The city generally requires that new homes and businesses include sidewalks, to conform with the Americans With Disabilities Act. But even in new developments, the sidewalks issue often gets sidestepped. In the last couple of years, for example, new housing developments — and two Keller schools — were built along Keller-Hicks Road. But no sidewalks have been built there, making it impossible for kids to walk to school and creating a traffic nightmare. Fort Worth City Council member Kathleen Hicks said the lack of sidewalks is “terrible and ridiculous.” Some developments “are built with no sidewalks or curbs, and then you go into older neighborhoods throughout the city and see so many people walking in the streets,” she said. “Residents need to make an issue with this, and let us know the importance of having sidewalks in our neighborhoods. We have the Barnett-Shale money coming in, and we should be using some of that money for capital improvements. Sidewalks should be a major part of that.”

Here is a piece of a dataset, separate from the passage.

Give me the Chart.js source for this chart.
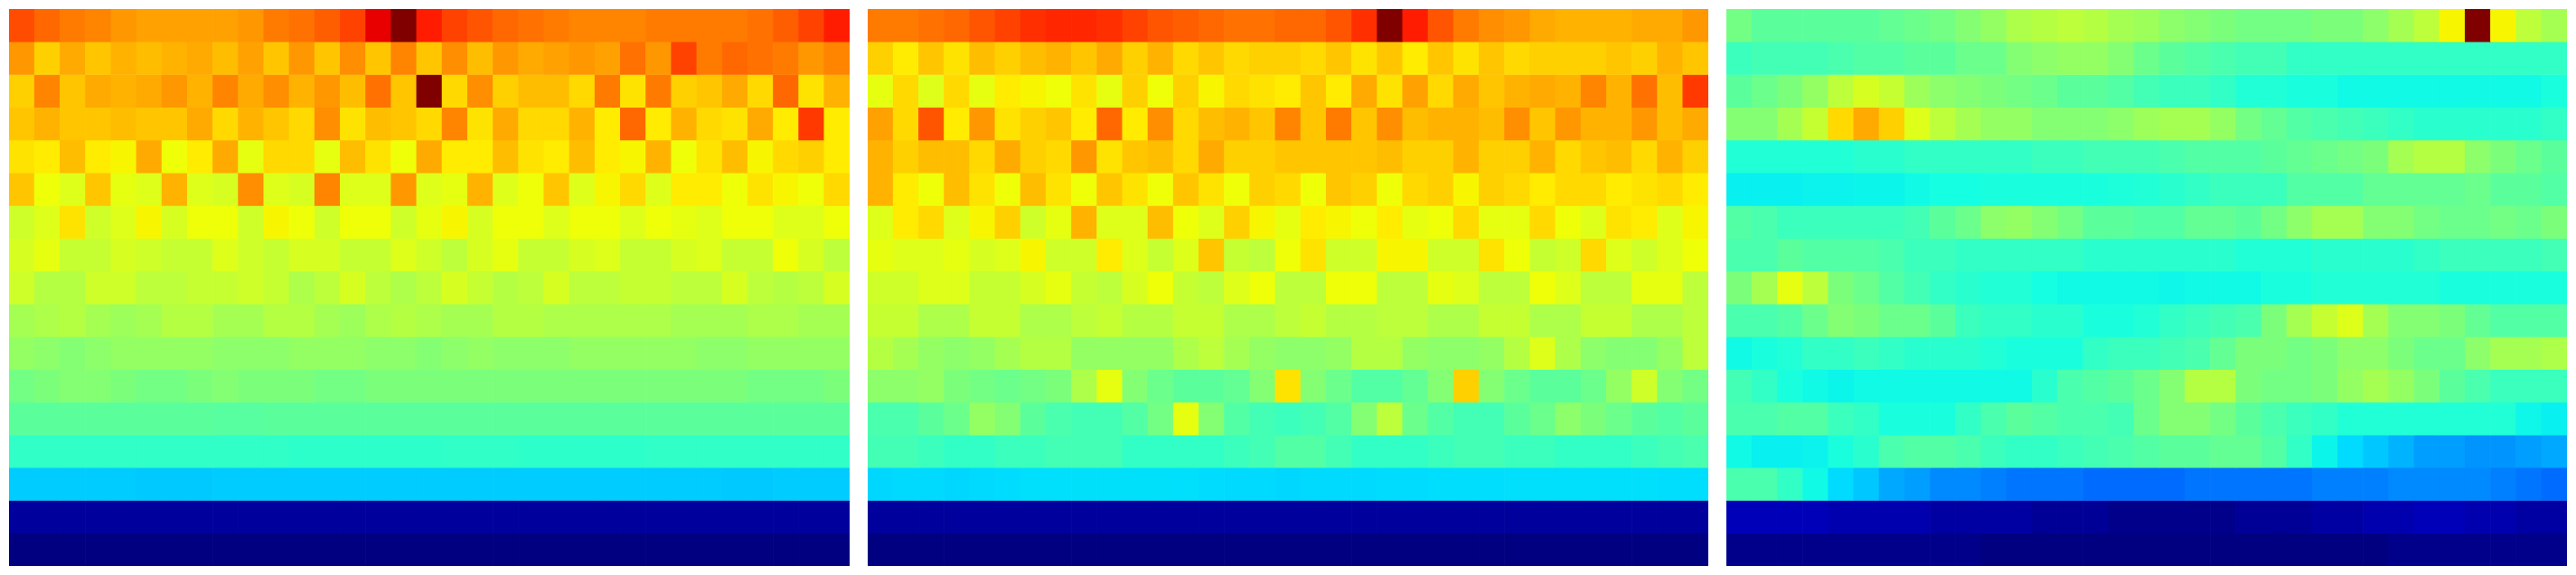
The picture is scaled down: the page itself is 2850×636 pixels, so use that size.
<!DOCTYPE html>
<html>
<head>
<meta charset="utf-8">
<title>Heatmaps</title>
<script src="https://cdn.jsdelivr.net/npm/chart.js@4"></script>
<style>
  html, body { margin: 0; padding: 0; background: #fff; overflow: hidden; }
  canvas { position: absolute; top: 10px; }
</style>
</head>
<body>
<canvas id="heatLeft" width="930" height="616" style="left:10px"></canvas>
<canvas id="heatMiddle" width="930" height="616" style="left:960px"></canvas>
<canvas id="heatRight" width="930" height="616" style="left:1910px"></canvas>
<script>
// cell values in percent of the colour range, top row first
const leftValues = [
  [83,80,78,77,75,74,74,74,74,75,78,79,81,84,91,100,88,84,82,80,79,78,77,77,77,78,78,78,78,79,81,84,88],
  [75,69,73,70,72,71,72,73,71,74,70,75,70,76,70,77,70,76,71,75,73,74,75,74,79,75,84,78,80,79,78,75,77],
  [69,77,70,73,72,73,75,72,77,73,76,72,75,71,79,70,100,68,76,69,71,71,68,78,67,78,69,70,73,68,80,67,72],
  [70,72,70,70,71,70,70,73,68,72,70,68,76,67,71,70,68,77,67,73,68,68,72,66,80,66,72,68,67,73,66,85,66],
  [67,66,71,66,65,73,64,66,73,63,68,68,63,71,67,64,73,66,66,71,67,66,71,66,65,72,64,67,71,65,68,69,66],
  [70,64,62,70,63,62,72,62,61,76,62,61,77,62,62,75,62,63,72,62,64,70,62,65,68,62,66,66,64,67,65,64,68],
  [60,62,67,60,62,65,61,64,64,60,65,64,60,64,64,60,63,65,61,64,64,62,64,64,62,64,63,62,64,64,62,62,64],
  [61,63,59,59,61,60,59,59,62,60,59,61,61,59,59,62,60,58,61,63,59,59,61,62,59,59,61,62,59,59,64,61,58],
  [60,57,57,60,60,58,58,59,59,60,59,56,58,61,58,56,58,61,59,57,58,61,58,58,59,59,58,58,61,58,57,58,61],
  [55,56,57,55,54,55,57,57,55,55,57,57,55,54,56,57,56,55,55,57,57,56,56,56,56,56,55,55,55,56,56,55,55],
  [53,52,51,52,53,53,53,53,52,52,52,53,53,53,52,52,51,52,53,52,52,52,53,53,53,53,53,52,52,53,53,53,53],
  [49,50,51,51,50,49,49,50,51,50,50,50,49,49,50,50,50,50,50,50,50,50,50,50,50,50,50,50,50,49,49,49,50],
  [46,46,46,46,46,46,46,46,45.6,45.6,46,46,46,46,46,46,46,46,46,46,46,46,46,46,46,46,46,46,46,46,46,46,46],
  [40.8,40.8,40.8,40.8,40.8,40.8,40.8,40.8,40.8,40.8,40.8,40.5,40.5,40.5,40.5,40.5,40.5,40.8,40.8,40.8,40.5,40.5,40.5,40.5,40.5,40.8,40.8,40.8,40.8,40.8,40.8,40.8,40.8],
  [32.5,32.5,32.5,32.5,32.5,32.2,32.2,32.2,32.5,32.5,32.5,32.5,32.5,32.5,32.5,32.5,32.5,32.5,32.5,32.5,32.5,32.5,32.5,32.5,32.5,32.5,32.5,32.5,32.2,32.2,32.5,32.5,32.5],
  [2.5,2.5,2.5,2.5,2.5,2.5,2.5,2.5,2.5,2.5,2.5,2.5,2.5,2.5,2.5,2.5,2.5,2.5,2.5,2.5,2.5,2.5,2.5,2.5,2.5,2.5,2.5,2.5,2.5,2.5,2.5,2.5,2.5],
  [0,0,0,0,0,0,0,0,0,0,0,0,0,0,0,0,0,0,0,0,0,0,0,0,0,0,0,0,0,0,0,0,0],
];
const middleValues = [
  [78,78,79,80,82,84,86,87,87,86,84,82,81,80,79,79,80,80,82,86,100,88,82,78,76,75,73,72,72,72,73,73,75],
  [69,66,70,67,71,69,71,72,70,73,69,72,68,70,68,69,69,68,70,67,70,66,70,67,70,68,69,69,69,70,69,72,70],
  [63,68,62,68,63,66,65,64,67,63,69,64,69,65,68,67,66,70,66,73,67,74,68,73,70,72,73,72,77,72,79,71,85],
  [74,68,82,66,75,67,69,70,66,80,66,76,68,71,72,70,77,70,78,70,76,71,72,72,71,76,70,75,72,72,75,71,73],
  [72,69,71,71,68,73,69,68,75,67,70,71,68,73,69,69,70,70,70,70,71,69,69,72,69,69,72,68,70,71,68,72,69],
  [72,66,64,71,67,64,71,67,64,70,67,64,70,67,64,69,68,64,70,69,64,68,69,65,69,68,66,68,68,66,67,68,66],
  [62,66,68,62,65,69,60,63,72,62,62,71,64,62,69,65,63,66,65,64,66,63,64,68,63,63,68,64,62,67,66,62,65],
  [63,62,62,63,61,62,65,60,60,66,62,59,62,70,59,58,64,67,60,60,65,65,60,60,67,64,59,60,68,62,60,62,64],
  [60,60,62,62,59,59,61,63,59,58,61,64,59,58,62,64,58,58,64,64,58,58,63,62,58,58,64,62,58,58,63,63,58],
  [59,59,56,56,59,59,56,56,58,59,57,57,59,59,56,56,58,59,57,57,58,58,56,56,59,59,56,56,59,59,56,56,58],
  [57,55,53,52,53,55,57,57,53,53,53,53,56,58,55,53,52,52,53,57,57,53,52,52,53,57,62,56,52,51,51,53,58],
  [52,52,53,50,49,48,49,50,56,63,51,48,46,46,47,51,67,51,48,45,45,47,51,69,51,48,46,46,48,53,60,51,49],
  [44,44,46,48,53,51,46,44,43,43,45,49,63,51,45,43,42,43,45,51,58,48,45,43,43,46,48,52,50,48,46,45,46],
  [43,43,42,41,41,42,42,43,43,43,41,41,41,41,42,43,45,45,43,41,41,41,42,43,43,42,42,41,41,41,42,43,44],
  [33.6,33.9,33.9,33.6,33.9,34.1,34.4,34.4,34.5,34.5,34.5,34.5,34.4,34.1,33.9,33.9,33.6,33.9,33.9,33.9,34.1,34.1,34.3,34.3,34.3,34.4,34.4,34.4,34.4,34.4,34.4,34.3,34.3],
  [2.5,2.5,2.5,2.5,2.5,2.5,2.5,2.5,2.5,2.5,2.5,2.5,2.5,2.5,2.5,2.5,2.5,2.5,2.5,2.5,2.5,2.5,2.5,2.5,2.5,2.5,2.5,2.5,2.5,2.5,2.5,2.5,2.5],
  [0,0,0,0,0,0,0,0,0,0,0,0,0,0,0,0,0,0,0,0,0,0,0,0,0,0,0,0,0,0,0,0,0],
];
const rightValues = [
  [49,46,46,46,46,46,47,48,49,51,53,56,57,58,57,55,54,52,51,50,49,49,49,50,50,52,55,58,65,100,65,58,55],
  [42,43,43,43,44,45,45,46,46,48,48,51,52,53,53,51,48,46,45,44,43,43,41,41,41,41,41,41,41,41,41,41,41],
  [46,48,50,53,58,61,59,54,52,51,50,49,48,46,46,45,43,42,42,41,39,39,38,38,37,37,37,37,37,37,37,37,38],
  [51,51,55,59,68,73,69,62,58,55,53,53,51,51,51,52,54,55,55,53,49,47,45,44,43,42,41,40,40,40,40,40,41],
  [39,39,39,39,39,40,40,41,41,41,41,41,42,42,43,43,43,44,45,45,45,46,47,48,49,50,55,57,57,52,50,48,46],
  [36,36,36,36.3,36.3,36.5,36.5,37,37.5,37.5,38,38,38,38,38,38.5,39,40,41,42,42,42,45,45,45,47,47,47,47,48,46,46,45],
  [45,44,42,42,42,42,42,43,46,48,52,53,51,49,46,46,45,45,47,47,46,49,52,55,55,51,51,49,48,48,49,48,50],
  [44,44,46,45,45,45,44,42,42,41,41,41,41,41,40,40,40,40,40,40,39,39,39,40,40,40,40,41,42,42,42,42,43],
  [50,55,63,58,50,48,45,43,41,40,39,39,37.5,37,37,37,37,36.7,37,37,37,38,38,39,39,39,39,39,38,38,38,38,38],
  [44,44,45,48,51,50,48,48,46,42,41,41,40,40,38,38,39,41,42,43,44,50,55,59,62,55,51,51,50,47,45,45,45],
  [37,38,39,41,41,42,41,40,40,40,39,38,38,38,41,42,42,43,44,47,50,50,49,50,52,52,50,48,48,52,55,55,56],
  [43,41,38,37,36.5,37,37,37,37,37,37,37,40,44,45,46,48,51,57,57,50,49,49,50,53,55,53,50,46,44,42,42,42],
  [44,44,45,45,42,41,38,38,38,41,44,46,45,44,44,43,48,51,51,49,46,44,42,41,39,39,39,39,39,39,39,36.7,36],
  [37,36,36,36.3,38,40,44,45,45,44,42,41,41,42,43,44,45,46,46,47,47,45,41,36.5,34,32,30,28,28,27,27,28,29],
  [44,44,41,37,34,32,29,28,26,26,25,24,24,24,23,23,23,23,24,24,24,24,24,25,25,25,26,26,26,26,25,24,23],
  [5,5,5,5,4,4,4,4,3,3,3,3,2,2,2,1,1,1,1,1,2,2,2,3,3,4,4,5,5,4,4,3,3],
  [1,1,1,1,1,1,1,1,1,1,0,0,0,0,0,0,0,0,0,0,0,0,0,0,0,0,1,1,1,1,1,1,1],
];
const columns = leftValues[0].map((v, i) => i + 1);

// jet colour map, breakpoints as in matplotlib
function ramp(t, stops) {
  for (let i = 1; i < stops.length; i++) {
    if (t <= stops[i][0]) {
      const [t0, v0] = stops[i - 1];
      const [t1, v1] = stops[i];
      return v0 + ((v1 - v0) * (t - t0)) / (t1 - t0);
    }
  }
  return stops[stops.length - 1][1];
}
function jet(percent) {
  const t = percent / 100;
  const r = ramp(t, [[0, 0], [0.35, 0], [0.66, 1], [0.89, 1], [1, 0.5]]);
  const g = ramp(t, [[0, 0], [0.125, 0], [0.375, 1], [0.64, 1], [0.91, 0], [1, 0]]);
  const b = ramp(t, [[0, 0.5], [0.11, 1], [0.34, 1], [0.65, 0], [1, 0]]);
  return `rgb(${Math.round(r * 255)}, ${Math.round(g * 255)}, ${Math.round(b * 255)})`;
}

function drawHeatmap(id, values) {
  const config = {
    type: "bar",
    data: {
      labels: columns,
      // one stacked dataset per row, each cell is one unit tall
      datasets: values.map((row) => ({
        data: row.map(() => 1),
        backgroundColor: row.map(jet),
        borderWidth: 0,
        barPercentage: 1,
        categoryPercentage: 1,
      })),
    },
    options: {
      responsive: false,
      animation: false,
      events: [],
      layout: { padding: 0 },
      plugins: { legend: { display: false }, tooltip: { enabled: false } },
      scales: {
        x: { stacked: true, display: false },
        y: { stacked: true, display: false, reverse: true, min: 0, max: values.length },
      },
    },
  };
  return new Chart(document.getElementById(id), config);
}

drawHeatmap("heatLeft", leftValues);
drawHeatmap("heatMiddle", middleValues);
drawHeatmap("heatRight", rightValues);
</script>
</body>
</html>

Beyond cost, another problem for advocates is that the ADA, in effect, does not require sidewalks to be built in front of already-existing buildings and does not apply to residential properties. The federal act also doesn’t set any minimum spending level for compliance — if the city is making any effort at all to install curb cuts, for instance, that meets the requirements of the ADA. “If the area didn’t have sidewalks before the ADA, they don’t have to put them in,” said Lanny Priddy, a Parker County attorney who works on behalf of Advocacy, Inc., a nonprofit group that advocates for rights for the disabled. The act “never mentions sidewalks … there seems to be a hole in the system,” he said. Several wheelchair-bound people across the country have brought suit in federal court, claiming that a lack of sidewalks discriminates against them by restricting their access to many places. But the courts have generally thrown out such arguments — one judge ruled that a lack of sidewalks affects everyone, not just the disabled, and therefore did not constitute discrimination.

“The argument is ridiculous, because the defense is that we are putting all people at risk equally,” said Jacqueline Vaughn, a political science professor at Northern Arizona University and author of a book on disability rights and policy. “And since the cities have to pay for all of this, it all comes down to money. It is often not a high priority and therefore doesn’t get funded.” Wyss thinks the city needs to work harder on the funding issue of accessibility — for everyone’s sake. “We are getting to a point where we are putting people in harm’s way,” he said. “I know we can’t just open up the city budget and build sidewalks in the whole city overnight,” Wyss said, as he maneuvered his wheelchair through a muddy vacant lot near his house. “But for some reason this isn’t very important for this city. It is not important for the safety of children walking to school and not important for the safety of people like me. I’m just hoping we can address this before more people are killed.”